Saratoga Springs police leaders told the City Council on May 20 that the department’s facilities, technology and staffing have outgrown a roughly 9,000-square-foot footprint in the City Hall annex and argued the city should build a standalone police station near Lake and Maple avenues.
Chief Tyler McIntosh and Assistant Chief Eric Warfield presented a concept and past studies tracing the need back decades, and said a modern station is necessary for officer and public safety, operational efficiency and preservation of critical technology systems. “We we certainly appreciate the opportunity to continue the discussion regarding the the well overdue new police department facility,” McIntosh said.
The proposal shows a roughly 30,474 gross-square-foot building with a base construction estimate of about $15.2 million. After design contingencies, escalation and soft costs, police and consultants placed the total project estimate in the mid‑$20 million range; presenters cited roughly $24 million to $26 million as a planning figure. The department has spent about $33,000 on concept development to date and was approved for $500,000 to continue the design phase; a schematic design contract was reported at $214,500. If the schedule holds, construction could begin in October 2026, the presentation said.

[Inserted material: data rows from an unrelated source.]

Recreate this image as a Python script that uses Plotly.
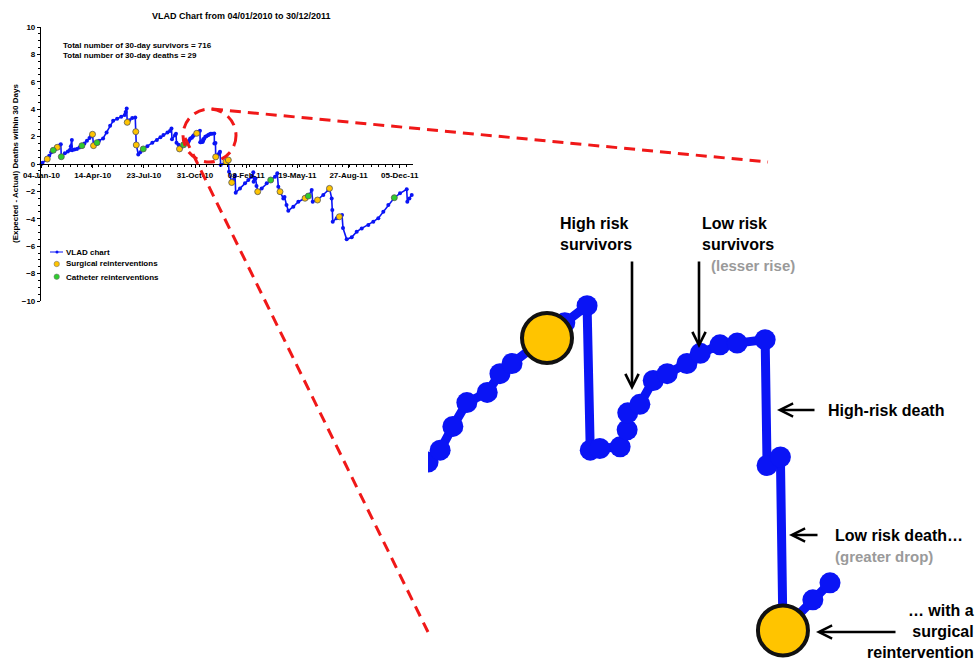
import pandas as pd
import plotly.graph_objects as go

START = pd.Timestamp("2010-01-04")

# ---- VLAD curve: days since 04-Jan-2010 and cumulative (expected - actual) deaths ----
vlad_day = [0, 2, 11.2, 15.1, 19.0, 23.0, 26.9, 30.8, 34.8, 37.7, 38.7, 45.6, 51.5, 55.4, 57.4, 59.3,
            59.8, 64.3, 69.2, 74.1, 79.0, 83.9, 88.8, 93.8, 96.7, 99.7, 101.6, 108.5, 112.4, 120.3,
            127.2, 134.1, 140.0, 147.8, 155.7, 162.6, 164.5, 166.5, 167.5, 171.4, 177.3, 183.2, 184.2,
            185.2, 189.1, 193.0, 198.9, 206.8, 216.6, 225.5, 232.4, 238.3, 246.1, 251.0, 254.0, 255.0,
            260.9, 262.8, 263.8, 267.7, 269.7, 273.6, 277.6,
            284.6, 286.5, 288.5, 290.7, 293.9, 295.9, 297.8, 303.3, 306.1, 309.6, 310.1, 311.6, 314.8,
            315.9, 316.0, 317.9, 320.0, 322.2, 325.3, 327.4, 330.5, 333.2, 337.6, 337.9, 340.0, 340.4,
            345.1, 347.8,
            348.8, 350.2, 360.6, 365.1, 366.4, 371.7, 374.8, 378.2, 379.5, 387.9, 397.7, 404.1, 410.8,
            413.9, 414.5, 418.2, 420.2, 422.5, 430.3, 440.1, 447.9, 456.3, 460.8, 462.8, 466.1, 472.6,
            474.9, 478.8, 482.3, 492.1, 501.9, 515.0, 521.4, 528.0, 530.0, 539.4, 550.7, 560.5, 562.8,
            567.1, 568.3, 569.1, 576.9, 582.0, 587.3, 589.2, 596.4, 606.2, 616.0, 625.8, 638.7, 648.4,
            658.2, 668.0, 677.7, 689.5, 700.6, 713.7, 714.9, 719.0, 723.5]
vlad_val = [0.0, 0.1, 0.36, 0.6, 0.85, 1.0, 1.1, 1.22, 1.35, 1.44, 0.53, 0.78, 0.92, 1.02, 1.3, 1.75,
            1.0, 1.05, 1.1, 1.2, 1.34, 1.5, 1.7, 1.9, 2.05, 2.17, 1.34, 1.56, 1.7, 1.87,
            2.3, 2.8, 3.15, 3.3, 3.45, 3.58, 3.8, 4.06, 3.04, 3.2, 3.35, 3.4, 2.36,
            1.39, 0.7, 0.85, 1.1, 1.3, 1.55, 1.75, 1.95, 2.12, 2.3, 2.41, 2.6, 1.8,
            2.1, 2.2, 1.55, 1.4, 1.1, 1.25, 1.4,
            1.51, 1.58, 1.72, 1.86, 1.92, 2.03, 2.09, 2.24, 2.33, 2.43, 1.58, 1.59, 1.60,
            1.70, 1.80, 1.85, 1.99, 2.03, 2.09, 2.15, 2.20, 2.21, 2.23, 1.49, 1.54, 0.52,
            0.70, 0.80,
            0.9, -0.07, 0.17, 0.29, -0.56, -1.35, -1.17, -0.85, -2.09, -1.78, -1.41, -1.17, -0.93,
            -0.61, -1.29, -1.05, -1.6, -2.02, -1.78, -1.41, -1.17, -0.93, -0.68, -1.66, -2.02, -2.51,
            -2.4, -2.99, -3.41, -3.12, -2.75, -2.50, -2.34, -1.9, -2.75, -2.63, -2.26, -1.9, -1.78,
            -2.51, -3.36, -4.21, -3.96, -3.85, -3.72, -4.67, -5.5, -5.35, -4.94, -4.7, -4.45, -4.21,
            -3.96, -3.48, -2.99, -2.46, -2.14, -1.85, -2.75, -2.51, -2.26]

# ---- reinterventions (on the curve) ----
surg_day = [11.2, 30.8, 99.7, 101.6, 167.5, 184.2, 185.2, 269.7, 303.3, 340.4, 360.6, 365.1, 371.7,
            422.5, 466.1, 515.0, 539.4, 562.8, 582.0]
surg_val = [0.36, 1.22, 2.17, 1.34, 3.04, 2.36, 1.39, 1.1, 2.24, 0.52, 0.17, 0.29, -1.35,
            -2.02, -2.02, -2.50, -2.63, -1.78, -3.85]
cath_day = [23.0, 38.7, 79.0, 108.5, 198.9, 277.6, 447.9, 521.4, 689.5]
cath_val = [1.0, 0.53, 1.34, 1.56, 1.1, 1.4, -1.17, -2.34, -2.46]

# ---- axis ticks ----
x_tick_dates = ["2010-01-04", "2010-04-14", "2010-07-23", "2010-10-31",
                "2011-02-08", "2011-05-19", "2011-08-27", "2011-12-05"]
y_ticks = [-10, -8, -6, -4, -2, 0, 2, 4, 6, 8, 10]

# inset window (zoomed section, days since start)
inset_first, inset_last = 284.0, 348.0


def to_date(days):
    return [START + pd.Timedelta(days=float(d)) for d in days]


W, H = 976, 663


def PX(x):
    return x / W


def PY(y):
    return 1 - y / H


BLUE = "#0a14f5"
GOLD = "#FFC400"
GREEN = "#2ECC2E"

fig = go.Figure()

# main chart
fig.add_trace(go.Scatter(x=to_date(vlad_day), y=vlad_val, mode="lines+markers",
                         line=dict(color=BLUE, width=1.6), marker=dict(size=4, color=BLUE),
                         xaxis="x", yaxis="y", showlegend=False, cliponaxis=False))
fig.add_trace(go.Scatter(x=to_date(surg_day), y=surg_val, mode="markers",
                         marker=dict(size=6, color=GOLD, line=dict(color="#555", width=0.8)),
                         xaxis="x", yaxis="y", showlegend=False, cliponaxis=False))
fig.add_trace(go.Scatter(x=to_date(cath_day), y=cath_val, mode="markers",
                         marker=dict(size=6, color=GREEN, line=dict(color="#555", width=0.8)),
                         xaxis="x", yaxis="y", showlegend=False, cliponaxis=False))

# inset (magnified section of the same data)
sel = [i for i, d in enumerate(vlad_day) if inset_first <= d <= inset_last]
fig.add_trace(go.Scatter(x=to_date([vlad_day[i] for i in sel]), y=[vlad_val[i] for i in sel],
                         mode="lines+markers", line=dict(color=BLUE, width=9),
                         marker=dict(size=21, color=BLUE),
                         xaxis="x2", yaxis="y2", showlegend=False))
ssel = [i for i, d in enumerate(surg_day) if inset_first <= d <= inset_last]
fig.add_trace(go.Scatter(x=to_date([surg_day[i] for i in ssel]), y=[surg_val[i] for i in ssel],
                         mode="markers",
                         marker=dict(size=50, color=GOLD, line=dict(color="#111", width=4)),
                         xaxis="x2", yaxis="y2", showlegend=False, cliponaxis=False))

# geometry
main_x = [PX(41), PX(413)]
main_y = [PY(301), PY(27)]
# inset mapping: anchor S1 at pixel (547,338), 6.36 px/day, 170 px/unit
a_day, a_px, ppd = 303.3, 547, 6.36
a_val, a_py, ppu = 2.24, 338, 170
inset_xpx = [428, 976]
inset_ypx = [280, 663]
x2_range = [START + pd.Timedelta(days=a_day + (p - a_px) / ppd) for p in inset_xpx]
y2_range = [a_val - (inset_ypx[1] - a_py) / ppu, a_val + (a_py - inset_ypx[0]) / ppu]

font_main = dict(family="Liberation Sans, Arial", size=8, color="black", weight="bold")

fig.update_layout(
    template="none",
    width=W, height=H, margin=dict(l=0, r=0, t=0, b=0, pad=0, autoexpand=False),
    paper_bgcolor="white", plot_bgcolor="rgba(0,0,0,0)", showlegend=False,
    xaxis=dict(domain=main_x, type="date", automargin=False,
               range=[START + pd.Timedelta(days=-1), START + pd.Timedelta(days=726)],
               anchor="free", position=(main_y[0] + main_y[1]) / 2,
               tickvals=x_tick_dates, tickformat="%d-%b-%y", tickfont=font_main,
               ticks="outside", ticklen=3, tickcolor="black", tickwidth=1,
               minor=dict(dtick=14 * 86400000, tick0="2010-01-04", ticks="outside", ticklen=2,
                          tickcolor="black", tickwidth=1, showgrid=False),
               showline=True, linecolor="black", linewidth=1.2, showgrid=False, zeroline=False),
    yaxis=dict(domain=main_y, range=[-10, 10], anchor="x", tickvals=y_ticks, tickfont=font_main,
               automargin=False,
               ticks="outside", ticklen=3, tickcolor="black", tickwidth=1,
               minor=dict(dtick=0.5, ticks="outside", ticklen=2, tickcolor="black", tickwidth=1,
                          showgrid=False),
               showline=True, linecolor="black", linewidth=1.2, showgrid=False, zeroline=False),
    xaxis2=dict(domain=[PX(inset_xpx[0]), PX(inset_xpx[1])], type="date", range=x2_range,
                anchor="y2", visible=False, automargin=False),
    yaxis2=dict(domain=[PY(inset_ypx[1]), PY(inset_ypx[0])], range=y2_range,
                anchor="x2", visible=False, automargin=False),
)

ann = []


def txt(x, y, s, size=8, xanchor="left", color="black", align="left", family="Liberation Sans, Arial",
        angle=0, yanchor="middle"):
    ann.append(dict(x=PX(x), y=PY(y), xref="paper", yref="paper", text=s, showarrow=False,
                    xanchor=xanchor, yanchor=yanchor, align=align, textangle=angle,
                    font=dict(family=family, size=size, color=color, weight="bold")))


def arrow(hx, hy, tx, ty):
    ann.append(dict(x=PX(hx), y=PY(hy), xref="paper", yref="paper", text="", showarrow=True,
                    ax=tx - hx, ay=ty - hy, axref="pixel", ayref="pixel",
                    arrowhead=5, arrowsize=1, arrowwidth=2.6, arrowcolor="black", standoff=0))


# main chart texts
txt(241, 16, "VLAD Chart from 04/01/2010 to 30/12/2011", size=9, xanchor="center")
txt(61, 46, "Total number of 30-day survivors = 716", size=8)
txt(61, 55, "Total number of 30-day deaths = 29", size=8)
txt(15, 164, "(Expected - Actual) Deaths within 30 Days", size=8, xanchor="center", angle=-90)
txt(64, 252, "VLAD chart", size=8)
txt(64, 264, "Surgical reinterventions", size=8)
txt(64, 277, "Catheter reinterventions", size=8)

# inset callouts
GRAY = "#9a9a9a"
txt(558, 234, "High risk<br>survivors", size=16)
txt(700, 234, "Low risk<br>survivors", size=16)
txt(709, 265, "(lesser rise)", size=15, color=GRAY)
txt(826, 410, "High-risk death", size=16)
txt(833, 535, "Low risk death…", size=16)
txt(833, 556, "(greater drop)", size=15, color=GRAY)
txt(976, 663, "… with a<br>surgical<br>reintervention", size=16, xanchor="right", align="right",
    yanchor="bottom")

arrow(632, 390, 632, 260)
arrow(699, 348, 699, 260)
arrow(777, 410, 816, 410)
arrow(789, 535, 819, 535)
arrow(816, 632, 897, 632)

fig.update_layout(annotations=ann)

# legend symbols and red dashed zoom guides
RED = "#F01818"
dash = "11px,7px"
shapes = [
    dict(type="line", xref="paper", yref="paper", x0=PX(50), x1=PX(63), y0=PY(252), y1=PY(252),
         line=dict(color=BLUE, width=1)),
    dict(type="circle", xref="paper", yref="paper", x0=PX(55.5), x1=PX(58.5), y0=PY(253.5), y1=PY(250.5),
         fillcolor=BLUE, line=dict(width=0)),
    dict(type="circle", xref="paper", yref="paper", x0=PX(54), x1=PX(59.4), y0=PY(266.7), y1=PY(261.3),
         fillcolor=GOLD, line=dict(color="#777", width=0.6)),
    dict(type="circle", xref="paper", yref="paper", x0=PX(54), x1=PX(59.4), y0=PY(279.4), y1=PY(274),
         fillcolor=GREEN, line=dict(color="#777", width=0.6)),
    dict(type="circle", xref="paper", yref="paper", x0=PX(183), x1=PX(236), y0=PY(162), y1=PY(109),
         line=dict(color=RED, width=3, dash=dash)),
    dict(type="line", xref="paper", yref="paper", x0=PX(212), x1=PX(768), y0=PY(109), y1=PY(162),
         line=dict(color=RED, width=3, dash=dash)),
    dict(type="line", xref="paper", yref="paper", x0=PX(185), x1=PX(428), y0=PY(138), y1=PY(632),
         line=dict(color=RED, width=3, dash=dash)),
]
fig.update_layout(shapes=shapes)

fig.write_html("out.html", config={"displayModeBar": False},
               post_script="document.body.style.margin='0px';")
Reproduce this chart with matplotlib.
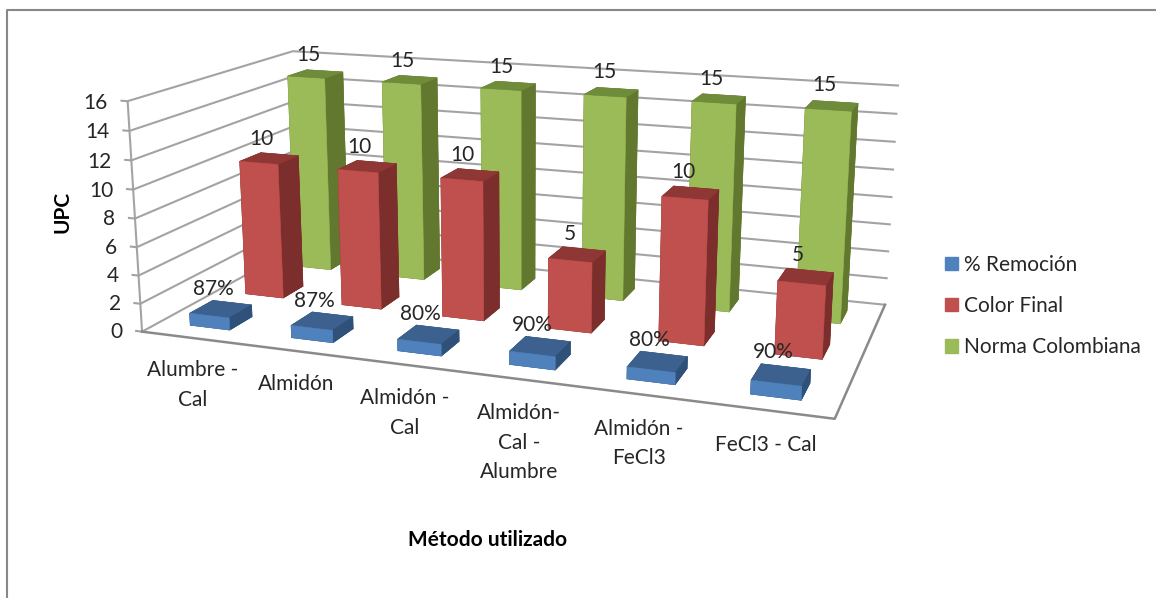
import numpy as np
import matplotlib
matplotlib.use('Agg')
import matplotlib.pyplot as plt
from matplotlib.patches import Patch
from matplotlib.lines import Line2D
from mpl_toolkits.mplot3d import proj3d

plt.rcParams['font.family'] = ['Lato', 'DejaVu Sans']

categories = ['Alumbre -\nCal', 'Almidón', 'Almidón -\nCal',
              'Almidón-\nCal -\nAlumbre', 'Almidón -\nFeCl3', 'FeCl3 - Cal']
remocion = [0.87, 0.87, 0.80, 0.90, 0.80, 0.90]
color_final = [10, 10, 10, 5, 10, 5]
norma = [15, 15, 15, 15, 15, 15]
z_ticks = [0, 2, 4, 6, 8, 10, 12, 14, 16]

W, H = 1156, 598
SIDE = 1500
FS = 15
TEXT = '#262626'
GRID = '#a3a3a3'
EDGE = '#8a8a8a'

fig = plt.figure(figsize=(W / 100, H / 100), dpi=100)
ax = fig.add_axes([-0.21365, -0.63510, SIDE / W, SIDE / H], projection='3d')
ax.computed_zorder = False
ax.set_xlim(0, 6, view_margin=0)
ax.set_ylim(0, 3, view_margin=0)
ax.set_zlim(0, 16, view_margin=0)
ax.set_box_aspect((1, 0.49253, 0.33965), zoom=0.51477)
ax.view_init(elev=14.27621, azim=-70.34606)
ax.set_proj_type('persp', focal_length=0.19469)
ax.set_axis_off()

n = len(categories)
half_x = 0.1977
half_y = 0.2010
M = ax.get_proj()


def label(x, y, z, s, **kw):
    # flat text placed at the projected position of a 3d point
    xs, ys, _ = proj3d.proj_transform(x, y, z, M)
    ax.text2D(xs, ys, s, transform=ax.transData, fontsize=FS, color=TEXT, zorder=11, **kw)


def draw_series(values, row, front, top, side, zorder):
    xpos = np.arange(n) + 0.5 - half_x
    ypos = np.full(n, row + 0.5 - half_y)
    # face order in bar3d: bottom, top, front, back, left, right
    faces = [side, top, front, side, side, side] * n
    bars = ax.bar3d(xpos, ypos, np.zeros(n), 2 * half_x, 2 * half_y, values,
                    color=faces, shade=False, edgecolor=faces, linewidth=0.4)
    bars.set_zorder(zorder)


# walls: one line per level along the side wall and the back wall
for z in z_ticks:
    ax.plot([0, 0, 6], [0, 3, 3], [z, z, z], color=GRID, lw=1.5, zorder=1)
    ax.plot([-0.06, 0], [0, 0], [z, z], color=GRID, lw=1.5, zorder=1)
    label(-0.2, 0, z - 0.2, str(z), ha='right', va='center')
ax.plot([0, 0], [0, 0], [0, 16], color=GRID, lw=1.5, zorder=1)
ax.plot([0, 6, 6], [0, 0, 3], [0, 0, 0], color=EDGE, lw=1.8, zorder=1)

draw_series(norma, 2, '#9bbb59', '#6f8c3a', '#62782f', 2)
draw_series(color_final, 1, '#c0504d', '#8f3735', '#7b2e2c', 3)
draw_series(remocion, 0, '#4f81bd', '#3c618f', '#2f5079', 4)

# value labels float just above each bar
for row, values, fmt in [(2, norma, '{:d}'), (1, color_final, '{:d}'), (0, remocion, '{:.0%}')]:
    for i, v in enumerate(values):
        label(i + 0.43, row + 0.5, v + 1.4, fmt.format(v), ha='center', va='center')

for i, name in enumerate(categories):
    label(i + 0.49, 0, -1.6, name, ha='center', va='top', linespacing=1.6)

fig.text(63 / W, 1 - 212 / H, 'UPC', rotation=90, ha='center', va='center',
         fontsize=FS, fontweight='bold', color='black')
fig.text(488 / W, 1 - 540 / H, 'Método utilizado', ha='center', va='center',
         fontsize=FS, fontweight='bold', color='black')

handles = [Patch(color='#4f81bd', label='% Remoción'),
           Patch(color='#c0504d', label='Color Final'),
           Patch(color='#9bbb59', label='Norma Colombiana')]
fig.legend(handles=handles, loc='center left', bbox_to_anchor=(945 / W, 1 - 306 / H),
           frameon=False, fontsize=FS, handlelength=0.6, handleheight=0.6,
           handletextpad=0.3, labelspacing=1.03, labelcolor=TEXT, borderpad=0,
           borderaxespad=0)

# outer chart border
fig.add_artist(Line2D([7 / W, 7 / W, 1], [0, 1 - 10 / H, 1 - 10 / H], color='#888888', lw=1.5))

fig.savefig('out.png', dpi=100)
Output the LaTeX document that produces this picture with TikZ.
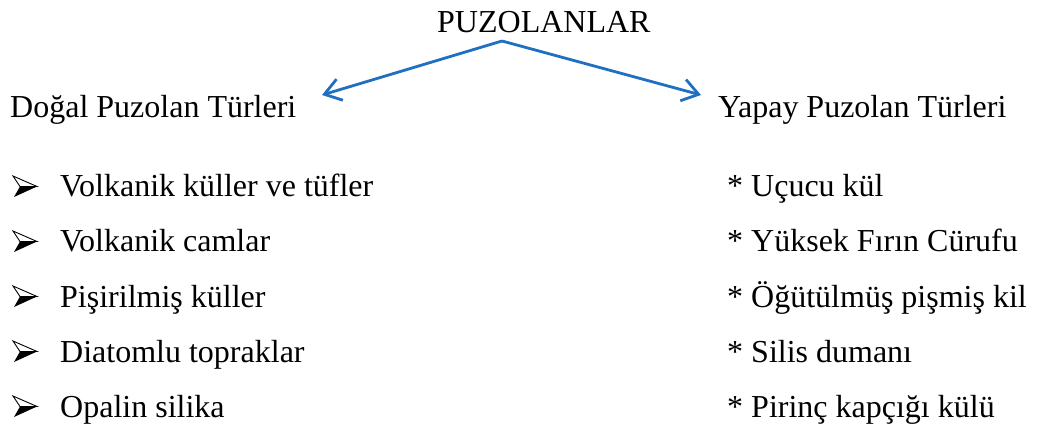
\documentclass[tikz,border=0pt]{standalone}
\usepackage{fontspec}
\setmainfont{Liberation Serif}
\usetikzlibrary{arrows.meta}
\definecolor{arrowblue}{HTML}{1F70C1}
\tikzset{
  txt/.style={anchor=base west, inner sep=0pt, font=\fontsize{32}{38}\selectfont},
  conn/.style={arrowblue, line width=2.8pt, -{Straight Barb[length=16pt,width=22pt,line width=2.8pt]}},
  pics/darrow/.style={code={
    \fill[black] (1,0) -- (24,10.5) -- (7,10.5) -- cycle;
    \draw[black, line width=0.9pt, fill=white, line join=miter] (0,21) -- (24,10.5) -- (7,10.5) -- cycle;
  }}
}
\begin{document}
\begin{tikzpicture}[x=1pt,y=1pt]
\useasboundingbox (0,0) rectangle (1038,426);
% title
\node[txt] (title) at (437,393) {PUZOLANLAR};
\node[txt] (left) at (10,308) {Doğal Puzolan Türleri};
\node[txt] (right) at (718,308) {Yapay Puzolan Türleri};
% connectors
\coordinate (apex) at (502,385);
\coordinate (ltip) at (322,331);
\coordinate (rtip) at (701,331);
\draw[conn] (apex) -- (ltip);
\draw[conn] (apex) -- (rtip);
% left list
\foreach \y/\t/\n in {229/Volkanik küller ve tüfler/l1, 174/Volkanik camlar/l2, 119/Pişirilmiş küller/l3, 64/Diatomlu topraklar/l4, 9/Opalin silika/l5}{
  \pic at (13,\y) {darrow};
  \node[txt] (\n) at (60,\y) {\t};
}
% right list
\foreach \y/\t/\n in {229/* Uçucu kül/r1, 174/* Yüksek Fırın Cürufu/r2, 119/* Öğütülmüş pişmiş kil/r3, 64/* Silis dumanı/r4, 9/* Pirinç kapçığı külü/r5}{
  \node[txt] (\n) at (727,\y) {\t};
}
\end{tikzpicture}
\end{document}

Warfield described how the current layout impedes operations: interview rooms used inconsistently, training space that doubles as a roll call and report-writing room, cramped vault and evidence storage, inadequate locker and wellness space, and no secure vehicle sally port. “Fundamentally, the biggest problem we have with our police department is that no matter how many times you renovate 9,000 square feet, you can't turn it into 30,000 square feet,” Warfield said. He pointed to recent incidents—including a February shooting at the current station’s Lake Avenue entrance—as examples of increased operational risk.
City staff and consultants recounted past planning: concept designs surfaced in 2003 and 2008, and multiple studies from local and state entities since the 1970s concluded the existing footprint is inadequate. The presenters said the Lake/Maple site has been used in multiple prior concepts and is centrally located downtown.
The council pressed practical questions about cost and financing. Municipal financial adviser Andy Watkins, who reviewed the city's credit profile, noted Standard & Poor’s affirmed Saratoga Springs’ AA+ rating the prior week, and warned that adding long-term debt would exert downward pressure on that rating depending on scale and timing. “We did, last week, S and P affirmed the double a plus rating on the city,” Watkins said during his briefing on how bond issuances work and how ratings factor into interest costs. Staff estimated the project would most likely be financed in stages (short-term bond anticipation notes during construction followed by permanent bonds), and gave a rough annual debt‑service increase in planning materials of about $1.4 million for a $25 million borrowing, an amount council members and the finance commissioner said would need to be balanced with other planned obligations.
Council members acknowledged safety and operational concerns but raised competing infrastructure priorities. One councilor asked whether other city facilities could be moved or reconfigured to reduce cost; the mayor and police leaders said renovating the existing annex would not accommodate the required secure sally port and other operational needs and could cost as much as constructing a new facility. The presentation also included a recommendation from the city’s insurer, New York Municipal Insurance Reciprocal (NIMER), that the department relocate and provide a secure drive-in sally port to reduce liability exposure.
Councilors asked for copies of the most recent needs assessment and additional details about funding sources, maintenance impacts and whether alternative city-owned sites could be used. The presentation team said LaBella (the consultant under contract) had performed recent building scans and that the schematic design phase would continue with community and council briefings scheduled through the summer.
The council did not take a vote on the project tonight. The discussion closed with agreement to continue public briefings, gather more precise financing scenarios and present refined cost estimates and site options to the council before any commitment of city bonding or authorization.